═════ Raw data
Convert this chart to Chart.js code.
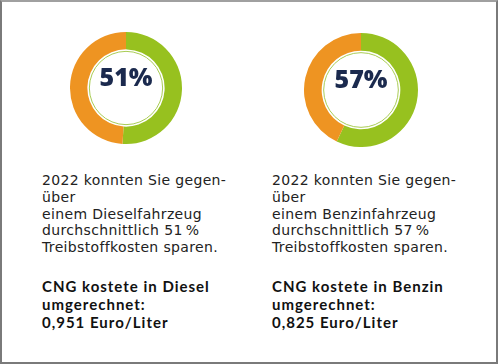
<!DOCTYPE html>
<html lang="de">
<head>
<meta charset="UTF-8">
<title>CNG Ersparnis</title>
<script src="https://cdn.jsdelivr.net/npm/chart.js"></script>
<style>
  html, body { margin: 0; padding: 0; background: #fff; }
  .frame {
    position: relative; width: 494px; height: 360px;
    border: 2px solid #7a7a7a; border-top-color: #a0a0a0;
    font-family: "DejaVu Sans", sans-serif; color: #1a1a1a;
  }
  .donut { position: absolute; }
  .txt { position: absolute; font-size: 14px; line-height: 16.8px; letter-spacing: 0.35px; color: #222; }
  .txt b { display: block; margin-top: 21px; font-family: Lato, sans-serif; font-size: 15px; line-height: 18px; font-weight: 700; letter-spacing: 1px; color: #111; }
</style>
</head>
<body>
<div class="frame">
  <div class="donut" style="left:68px;top:30px;width:112px;height:112px"><canvas id="c1"></canvas></div>
  <div class="donut" style="left:302px;top:31px;width:114px;height:114px"><canvas id="c2"></canvas></div>

  <div class="txt" style="left:40px;top:170px">
    2022 konnten Sie gegen-<br>über<br>einem Dieselfahrzeug<br>durchschnittlich 51&#8201;%<br>Treibstoffkosten sparen.
    <b>CNG kostete in Diesel<br>umgerechnet:<br>0,951 Euro/Liter</b>
  </div>
  <div class="txt" style="left:270px;top:170px">
    2022 konnten Sie gegen-<br>über<br>einem Benzinfahrzeug<br>durchschnittlich 57&#8201;%<br>Treibstoffkosten sparen.
    <b>CNG kostete in Benzin<br>umgerechnet:<br>0,825 Euro/Liter</b>
  </div>
</div>

<script>
// savings share vs. rest (percent)
const labels = ['Ersparnis', 'Kosten'];
const dieselValues = [51, 49];
const benzinValues = [57, 43];
const colors = ['#97c11f', '#ee9422'];

// thin ring and percentage in the middle
const centerPlugin = {
    id: 'center',
    afterDraw(chart) {
        const meta = chart.getDatasetMeta(0);
        const arc = meta.data[0];
        const { x, y, innerRadius } = arc.getProps(['x', 'y', 'innerRadius'], true);
        const ctx = chart.ctx;
        ctx.save();
        ctx.beginPath();
        ctx.arc(x, y, innerRadius - 2, 0, Math.PI * 2);
        ctx.strokeStyle = '#a9cc55';
        ctx.lineWidth = 1;
        ctx.stroke();
        ctx.fillStyle = '#1b2a4e';
        ctx.font = '800 25px "Open Sans", sans-serif';
        ctx.textAlign = 'center';
        ctx.textBaseline = 'middle';
        const v = chart.data.datasets[0].data[0];
        ctx.fillText(v + '%', x, y - 9);
        ctx.restore();
    }
};

function makeDonut(id, values) {
    new Chart(document.getElementById(id), {
        type: 'doughnut',
        data: {
            labels: labels,
            datasets: [{
                data: values,
                backgroundColor: colors,
                borderWidth: 0
            }]
        },
        options: {
            responsive: true,
            maintainAspectRatio: false,
            animation: false,
            cutout: '69%',
            layout: { padding: 0 },
            plugins: {
                legend: { display: false },
                tooltip: { enabled: false }
            }
        },
        plugins: [centerPlugin]
    });
}

makeDonut('c1', dieselValues);
makeDonut('c2', benzinValues);
</script>
</body>
</html>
══════════
### [Work required]
Leave the pictures out and copy the rest of the data exactly.

### [Exercise result]
Convert this chart to Chart.js code.
<!DOCTYPE html>
<html lang="de">
<head>
<meta charset="UTF-8">
<title>CNG Ersparnis</title>
<script src="https://cdn.jsdelivr.net/npm/chart.js"></script>
<style>
  html, body { margin: 0; padding: 0; background: #fff; }
  .frame {
    position: relative; width: 494px; height: 360px;
    border: 2px solid #7a7a7a; border-top-color: #a0a0a0;
    font-family: "DejaVu Sans", sans-serif; color: #1a1a1a;
  }
  .donut { position: absolute; }
  .txt { position: absolute; font-size: 14px; line-height: 16.8px; letter-spacing: 0.35px; color: #222; }
  .txt b { display: block; margin-top: 21px; font-family: Lato, sans-serif; font-size: 15px; line-height: 18px; font-weight: 700; letter-spacing: 1px; color: #111; }
</style>
</head>
<body>
<div class="frame">
  <div class="donut" style="left:68px;top:30px;width:112px;height:112px"><canvas id="c1"></canvas></div>
  <div class="donut" style="left:302px;top:31px;width:114px;height:114px"><canvas id="c2"></canvas></div>

  <div class="txt" style="left:40px;top:170px">
    2022 konnten Sie gegen-<br>über<br>einem Dieselfahrzeug<br>durchschnittlich 51&#8201;%<br>Treibstoffkosten sparen.
    <b>CNG kostete in Diesel<br>umgerechnet:<br>0,951 Euro/Liter</b>
  </div>
  <div class="txt" style="left:270px;top:170px">
    2022 konnten Sie gegen-<br>über<br>einem Benzinfahrzeug<br>durchschnittlich 57&#8201;%<br>Treibstoffkosten sparen.
    <b>CNG kostete in Benzin<br>umgerechnet:<br>0,825 Euro/Liter</b>
  </div>
</div>

<script>
// savings share vs. rest (percent)
const labels = ['Ersparnis', 'Kosten'];
const dieselValues = [51, 49];
const benzinValues = [57, 43];
const colors = ['#97c11f', '#ee9422'];

// thin ring and percentage in the middle
const centerPlugin = {
    id: 'center',
    afterDraw(chart) {
        const meta = chart.getDatasetMeta(0);
        const arc = meta.data[0];
        const { x, y, innerRadius } = arc.getProps(['x', 'y', 'innerRadius'], true);
        const ctx = chart.ctx;
        ctx.save();
        ctx.beginPath();
        ctx.arc(x, y, innerRadius - 2, 0, Math.PI * 2);
        ctx.strokeStyle = '#a9cc55';
        ctx.lineWidth = 1;
        ctx.stroke();
        ctx.fillStyle = '#1b2a4e';
        ctx.font = '800 25px "Open Sans", sans-serif';
        ctx.textAlign = 'center';
        ctx.textBaseline = 'middle';
        const v = chart.data.datasets[0].data[0];
        ctx.fillText(v + '%', x, y - 9);
        ctx.restore();
    }
};

function makeDonut(id, values) {
    new Chart(document.getElementById(id), {
        type: 'doughnut',
        data: {
            labels: labels,
            datasets: [{
                data: values,
                backgroundColor: colors,
                borderWidth: 0
            }]
        },
        options: {
            responsive: true,
            maintainAspectRatio: false,
            animation: false,
            cutout: '69%',
            layout: { padding: 0 },
            plugins: {
                legend: { display: false },
                tooltip: { enabled: false }
            }
        },
        plugins: [centerPlugin]
    });
}

makeDonut('c1', dieselValues);
makeDonut('c2', benzinValues);
</script>
</body>
</html>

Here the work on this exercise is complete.